China plays a critically important role in the global chemical sector due to its world's largest production volume, comprehensive process network, and high fossil hydrocarbon consumption.

Generally, crude oil and natural gas constitute the primary fossil feedstocks in the chemical industry. In China, most downstream chemical products are derived from crude oil through petrochemical processes. Approximately 70% of the oil and 37% of the gas required to meet demand are imported due to limited domestic oil and natural gas resources. Hence, coal is also used as an important feedstock, specifically utilized, for example, for producing methanol and generating hydrogen for ammonia synthesis. As such, most chemical products manufactured in China are still oil-based.

To better understand the complexity of China’s massive chemical production systems, researchers from Tsinghua University, NTNU Indecol, and other collaborators developed a tailored process-based material flow model for China. The model highlights the interconnected mass and carbon flows within the expansive gate-to-gate production network, encompassing seven primary chemicals, 48 intermediates and final products, and 71 major production processes.
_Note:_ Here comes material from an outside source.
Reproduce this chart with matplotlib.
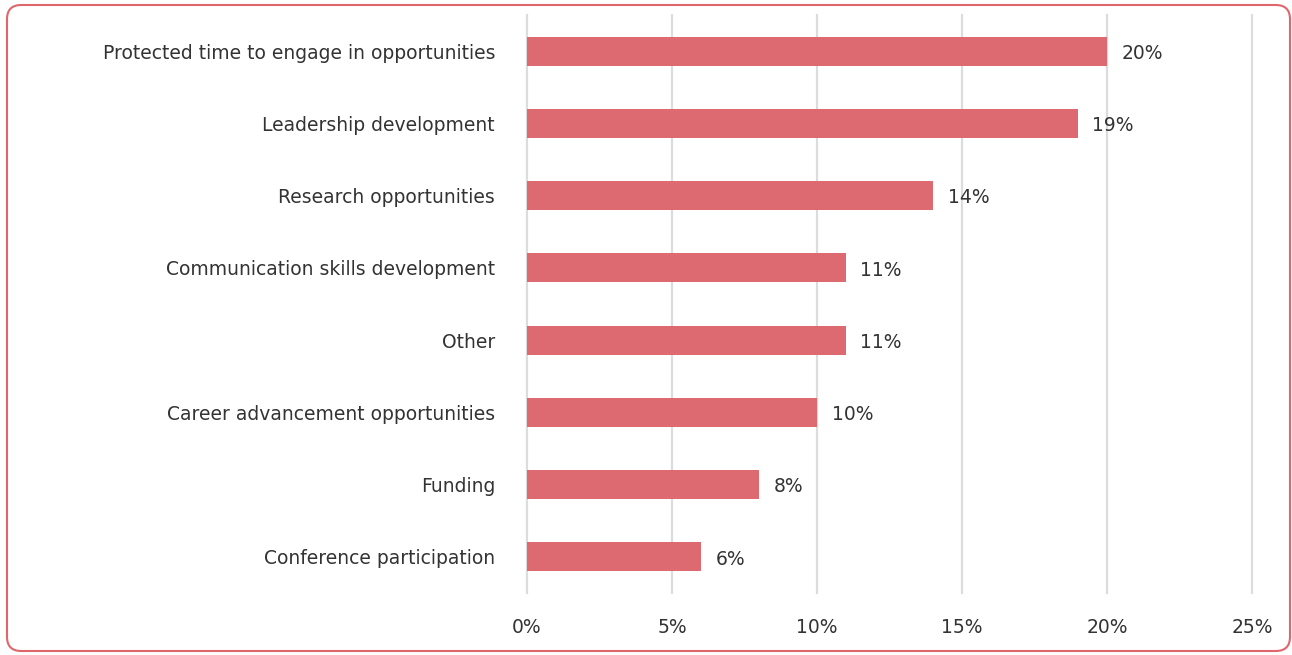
import matplotlib
matplotlib.use("Agg")
import matplotlib.pyplot as plt
from matplotlib.patches import FancyBboxPatch

categories = ["Protected time to engage in opportunities", "Leadership development",
              "Research opportunities", "Communication skills development", "Other",
              "Career advancement opportunities", "Funding", "Conference participation"]
values = [20, 19, 14, 11, 11, 10, 8, 6]
xticks = [0, 5, 10, 15, 20, 25]
xtick_labels = ["0%", "5%", "10%", "15%", "20%", "25%"]

plt.rcParams['font.family'] = ['DejaVu Sans']
txt = "#333333"
bar_color = "#DD6A70"
fs = 13.5

fig = plt.figure(figsize=(12.92, 6.55), dpi=100)
ax = fig.add_axes([527/1292, 1-593/655, 725/1292, 578/655])

ypos = list(range(len(categories)))[::-1]
ax.barh(ypos, values, height=0.4, color=bar_color, zorder=3)
for y, v in zip(ypos, values):
    ax.text(v + 0.5, y - 0.03, f"{v}%", va="center", ha="left", fontsize=fs, color=txt)

ax.set_xlim(0, 25)
ax.set_ylim(-0.5, 7.5)
ax.set_yticks(ypos)
ax.set_yticklabels(categories, fontsize=fs, color=txt)
ax.set_xticks(xticks)
ax.set_xticklabels(xtick_labels, fontsize=fs, color=txt)
ax.tick_params(axis='both', length=0)
ax.tick_params(axis='y', pad=23)
ax.tick_params(axis='x', pad=18)
ax.grid(axis='x', color="#dcdcdc", linewidth=1.6, zorder=0)
for gl in ax.get_xgridlines():
    gl.set_clip_on(False)
for s in ax.spines.values():
    s.set_visible(False)

border = FancyBboxPatch((7/1292, 4/655), 1283/1292, 646/655,
                        boxstyle="round,pad=0,rounding_size=0.011",
                        transform=fig.transFigure, fill=False,
                        edgecolor="#E0666C", linewidth=1.5, mutation_aspect=1292/655)
fig.patches.append(border)

fig.savefig("out.png", dpi=100)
This analysis revealed the material flows of coal, oil, and natural gas across the production chain, providing estimates of direct and indirect CO2emissions. In 2017, China’s chemical industry used 90 million tons of crude oil, 13 million tons of natural gas, and 180 million tons of coal, as feedstock, constituting 15%, 7%, and 5% of China’s respective total consumption. Process emissions from primary chemicals in 2017 amounted to 300 million tons of CO2, while energy-related emissions (from primary chemicals) were slightly higher at 340 million tons.

As China seeks to reduce CO2 emissions without increasing oil and gas imports, improving energy efficiency, shifting to renewable and nuclear power, and utilizing green hydrogen will be crucial. The remaining emissions can be tackled with carbon capture, utilization, and storage (CCUS).

Look into the Future and Stakeholders' Engagement

The chemical industry plays a significant role in the structural transition from fossil “energy” to fossil “feedstock”, given the world's climate ambitions. The complex material flow of fossil feedstock to products revealed by this study significantly enhances our understanding of fossil hydrocarbon metabolism. It also provides a solid foundation to connect supply-side and demand-side solutions in future investigations into the industry's decarbonization.

The scale of China's chemical industry is expected to continue expanding in the foreseeable future. Consequently, greater efforts will be required for energy conservation and emission reduction. Converting coal to chemicals requires large-scale hydrogen substitution, which is energy-intensive when using water as the hydrogen source. Part of the carbon in the feed is oxidized to absorb the oxygen from the water molecules. Green hydrogen could drastically reduce emissions—by up to 68% compared to traditional processes.

Given that much of China's chemical production is situated in coal-rich regions with significant renewable energy potential, integrating green technologies makes sense. This approach leverages existing infrastructure and shifts facilities towards more sustainable practices without starting from scratch. However, scaling up these new technologies to meet the 2030 timeline will present significant challenges, requiring a blend of innovation, investment, and commitment.

Continuous collaboration with industry experts is essential to refine strategies that enhance energy efficiency, integrate sustainable practices, and promote a circular economy. Dialogue with practitioners on decarbonizing the chemical sector revealed a difference in outlook compared to environmental experts. This disparity may stem from varying perspectives on the industry, differing interpretations of economic and technological factors, and the overall complexity of sustainability considerations. This contrast underscores the need to challenge current norms and incentivize pragmatic decarbonization. Regular reviews and models that account for regional differences in production methods are crucial as the industry expands. Moreover, shifting consumer behavior to reduce plastic waste and support circular flows will be vital for achieving effective decarbonization.

The research, led by researchers from Tsinghua University and NTNU Indecol, was recently published in Nature Communications.